In 1998, Richard Simmons released the first of many “Sweatin’ to the Oldies” videos. The videos featured Simmons prancing around in front of a crowd doing exercises to classic songs like “Great Balls of Fire” and “It’s My Party.”
I always liked Richard Simmons. While most exercise instructors catered to the already healthy, Simmons targeted heavier people who wanted to lose weight. Instead of featuring models, Simmons’ videos starred real people who wanted to get healthy.
Simmons said the key to exercising was not realizing you were exercising. So he paired music with dancing, and before viewers realized it, they were losing weight while boogying to hits of yesteryear.
One of today’s exercise crazes is spin classes. Like Simmons’ aerobics classes of old, spin classes feature a leader instructing a group of people riding stationary bikes. For those who would prefer to exercise at home, some bikes come equipped with a tablet that lets riders watch spin classes. Other videos make the rider look like he is biking over some rough terrain or is touring an exotic locale.
One of the biggest names in stationary bikes is Peloton. Since launching in 2012, Peloton has sold hundreds of thousands of bikes to diehard fans. Riders can work out to thousands of interactive training videos that pair biking with great music. The problem is, music publishers claim Peloton is using the music without permission.
So earlier this year, a group of nine music publishers, all members of the National Music Publishers’ Association, sued Peloton. According to the suit, Peloton used songs from popular artists, such as Bruno Mars, Justin Timberlake and Lady Gaga, without first obtaining synchronization, or “sync,” licenses, which give an entity permission to release a song in video format. The complaint sought more than $150 million in damages.
However, after analyzing thousands of recorded workout classes, the music publishers discovered an additional 1,200 allegedly infringing songs. So earlier this month, the plaintiffs asked to amend their complaint to include new co-plaintiffs and double the amount of requested damages to more than $300 million.
“Indeed, it is only as a result of initial discovery in this lawsuit that the full scope and extent of Peloton’s unlawful infringement has started to come into focus,” states the proposed amended complaint. “Those newly discovered works include some of the most famous and popular songs ever recorded, such as ‘Georgia on My Mind,’ ‘I Can See for Miles’ and ‘I Saw Her Standing There.’”
Peloton responded to the initial lawsuit by asserting counterclaims, alleging that music publishers have violated antitrust law.

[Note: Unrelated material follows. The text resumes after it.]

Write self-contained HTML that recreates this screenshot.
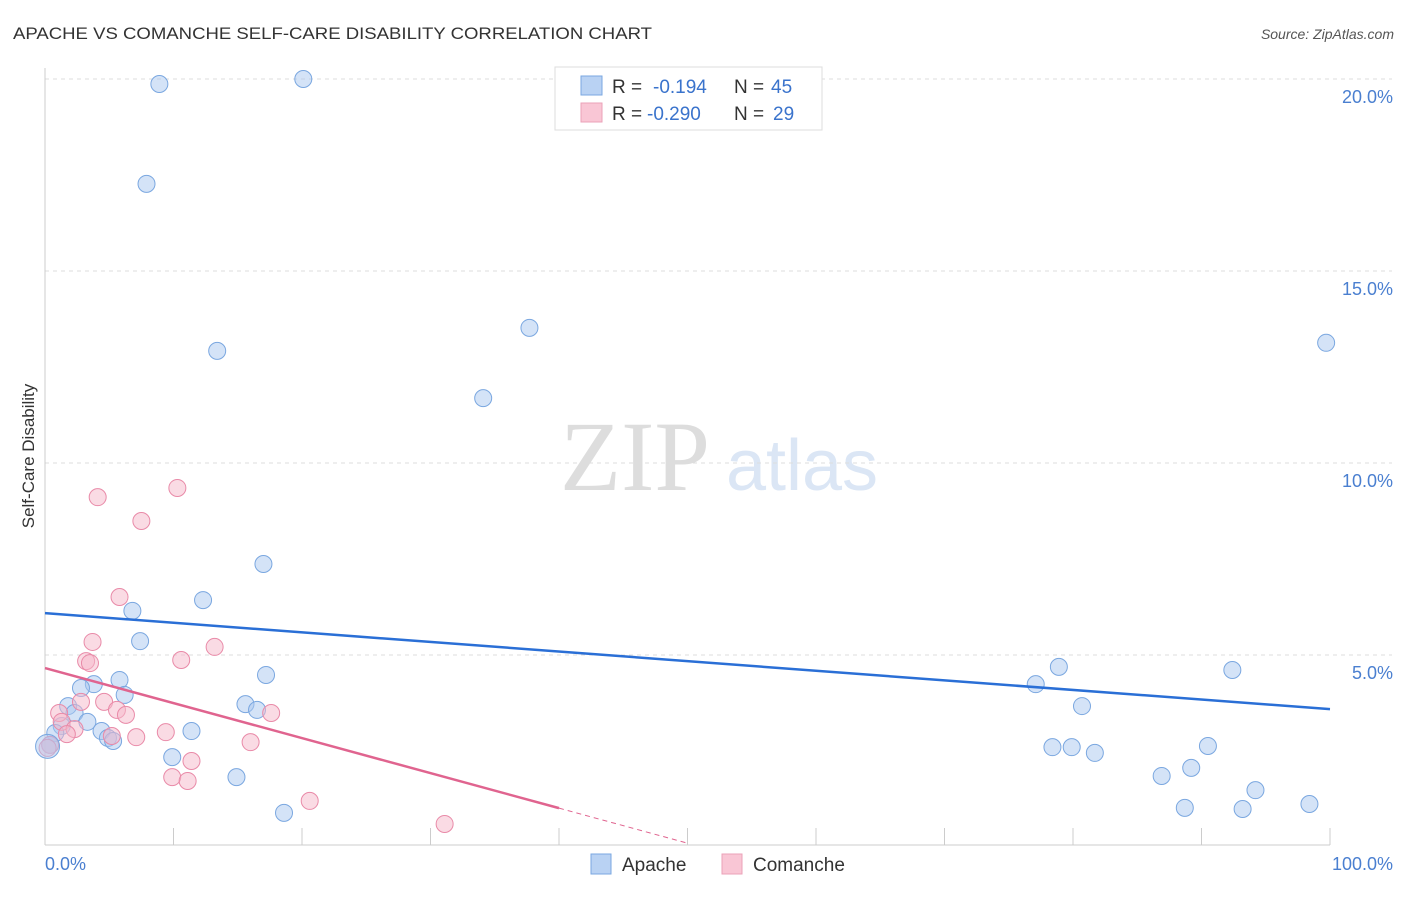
<!DOCTYPE html>
<html><head><meta charset="utf-8"><style>
body{margin:0;background:#fff;font-family:"Liberation Sans",sans-serif;}
</style></head><body>
<svg id="chart" width="1406" height="892" xmlns="http://www.w3.org/2000/svg" font-family="Liberation Sans, sans-serif">
<text x="13" y="39" font-size="17" fill="#333" textLength="639" lengthAdjust="spacingAndGlyphs">APACHE VS COMANCHE SELF-CARE DISABILITY CORRELATION CHART</text>
<text x="1394" y="39" font-size="14" fill="#555" text-anchor="end" font-style="italic">Source: ZipAtlas.com</text>
<text x="635" y="490" font-size="100" fill="#ddd" text-anchor="middle" style="font-family:'Liberation Serif',serif">ZIP</text>
<text x="802" y="490" font-size="72" fill="#dbe6f5" text-anchor="middle">atlas</text>
<text transform="translate(34,456) rotate(-90)" font-size="17" fill="#333" text-anchor="middle">Self-Care Disability</text>
<g id="grid"></g><g id="pts"></g><g id="lines"></g>
<g>
<rect x="555" y="67" width="267" height="63" fill="#fff" stroke="#ddd"/>
<rect x="581" y="76" width="21" height="19" fill="#b9d2f3" stroke="#7aa7e0"/>
<rect x="581" y="103" width="21" height="19" fill="#f9c6d5" stroke="#eba2b8"/>
<text x="612" y="93" font-size="19" fill="#333">R = </text><text x="653" y="93" font-size="19" fill="#3a73cc">-0.194</text>
<text x="734" y="93" font-size="19" fill="#333">N = </text><text x="771" y="93" font-size="19" fill="#3a73cc">45</text>
<text x="612" y="120" font-size="19" fill="#333">R = </text><text x="647" y="120" font-size="19" fill="#3a73cc">-0.290</text>
<text x="734" y="120" font-size="19" fill="#333">N = </text><text x="773" y="120" font-size="19" fill="#3a73cc">29</text>
</g>
<g>
<rect x="591" y="854" width="20" height="20" fill="#b9d2f3" stroke="#7aa7e0"/>
<text x="622" y="871" font-size="19" fill="#333">Apache</text>
<rect x="722" y="854" width="20" height="20" fill="#f9c6d5" stroke="#eba2b8"/>
<text x="753" y="871" font-size="19" fill="#333">Comanche</text>
</g>
</svg>
<script>
const yTicks=[5,10,15,20];
const yTickLabels=["5.0%","10.0%","15.0%","20.0%"];
const xTickLabels=["0.0%","100.0%"];
const apacheX=[8.9,20.1,7.9,13.4,37.7,34.1,99.7,17.0,12.3,6.8,7.4,17.2,5.8,3.8,2.8,6.2,1.8,2.3,15.6,16.5,3.3,1.3,0.8,4.4,11.4,4.9,5.3,0.4,9.9,14.9,18.6,78.9,77.1,92.4,80.7,78.4,79.9,81.7,90.5,86.9,89.2,94.2,88.7,93.2,98.4];
const apacheY=[19.87,20.0,17.27,12.92,13.52,11.69,13.13,7.37,6.43,6.15,5.36,4.48,4.35,4.24,4.14,3.96,3.67,3.49,3.72,3.57,3.26,3.15,2.97,3.02,3.02,2.84,2.76,2.66,2.34,1.82,0.89,4.69,4.24,4.61,3.67,2.60,2.60,2.45,2.63,1.85,2.06,1.48,1.02,0.99,1.12];
const comancheX=[4.1,10.3,7.5,5.8,3.7,13.2,10.6,3.2,3.5,2.8,4.6,1.1,5.6,6.3,17.6,1.3,2.3,1.7,5.2,7.1,9.4,16.0,11.4,9.9,11.1,20.6,31.1,0.4,0.2];
const comancheY=[9.11,9.35,8.49,6.51,5.34,5.21,4.87,4.84,4.79,3.78,3.78,3.49,3.57,3.44,3.49,3.26,3.07,2.94,2.89,2.86,2.99,2.73,2.24,1.82,1.72,1.20,0.60,2.66,2.58];
const apacheTrend=[6.09,3.59];
const comancheTrend=[4.66,-0.0912];
const NS="http://www.w3.org/2000/svg";
const X=v=>45+v*12.85, Y=v=>847-v*38.4;
function mk(tag,attrs,parent){const e=document.createElementNS(NS,tag);for(const k in attrs)e.setAttribute(k,attrs[k]);document.getElementById(parent).appendChild(e);return e;}
yTicks.forEach((t,i)=>{
 let g=mk('line',{x1:45,x2:1392,y1:Y(t),y2:Y(t),stroke:'#ddd','stroke-dasharray':'4,4'},'grid');
 
 
 let l=mk('text',{x:1393,y:Y(t)+24,'font-size':18,fill:'#4a7fd0','text-anchor':'end'},'grid');l.textContent=yTickLabels[i];
 
 
});
mk('line',{x1:45,x2:45,y1:68,y2:845,stroke:'#ccc'},'grid');
let ax=mk('line',{x1:45,x2:1330,y1:845,y2:845,stroke:'#ccc'},'grid');


for(let i=0;i<=10;i++){mk('line',{x1:X(i*10),x2:X(i*10),y1:828,y2:845,stroke:'#ccc'},'grid');}
let xl0=mk('text',{x:45,y:870,'font-size':18,fill:'#4a7fd0'},'grid');xl0.textContent=xTickLabels[0];


let xl1=mk('text',{x:1393,y:870,'font-size':18,fill:'#4a7fd0','text-anchor':'end'},'grid');xl1.textContent=xTickLabels[1];


apacheX.forEach((v,i)=>{
 let c=mk('circle',{cx:X(v),cy:Y(apacheY[i]),r:8.5,fill:'rgba(169,200,240,0.5)',stroke:'#7aa7e0','stroke-width':1},'pts');
 
 
});
comancheX.forEach((v,i)=>{
 let c=mk('circle',{cx:X(v),cy:Y(comancheY[i]),r:8.5,fill:'rgba(245,184,202,0.5)',stroke:'#e98aa8','stroke-width':1},'pts');
 
 
});
let big=mk('circle',{cx:X(0.2),cy:Y(2.62),r:12,fill:'rgba(169,200,240,0.5)',stroke:'#7aa7e0'},'pts');


let bl=mk('line',{x1:X(0),y1:Y(apacheTrend[0]),x2:X(100),y2:Y(apacheTrend[1]),stroke:'#2a6fd6','stroke-width':2.5},'lines');


const pt=x=>comancheTrend[0]+comancheTrend[1]*x;
let pl=mk('line',{x1:X(0),y1:Y(pt(0)),x2:X(40),y2:Y(pt(40)),stroke:'#e0648f','stroke-width':2.5},'lines');


let pd=mk('line',{x1:X(40),y1:Y(pt(40)),x2:X(50),y2:Y(pt(50)),stroke:'#e0648f','stroke-width':1,'stroke-dasharray':'5,4'},'lines');


</script>
</body></html>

Peloton claims the NMPA “has instigated a coordinated effort” with some of its members “to fix prices and to engage in a concerted refusal to deal with Peloton.” The music publishers have denied any collusion and moved to dismiss the antitrust counterclaims.
After the plaintiffs’ request to amend its complaint, Peloton claimed the company “intends to vigorously defend” itself in the suit and it looks forward to “pursuing our counterclaims.”
The timing of the suit is particularly troubling for Peloton, as the company is currently attempting to raise $500 million by offering its stock shares publicly through an IPO. In its S-1, the registration statement that lays out its business plans for public investors, the company has cited its difficulty in securing licenses as a risk factor.
Facing possible damages of $300 million, Peloton doesn’t need Richard Simmons to be sweating.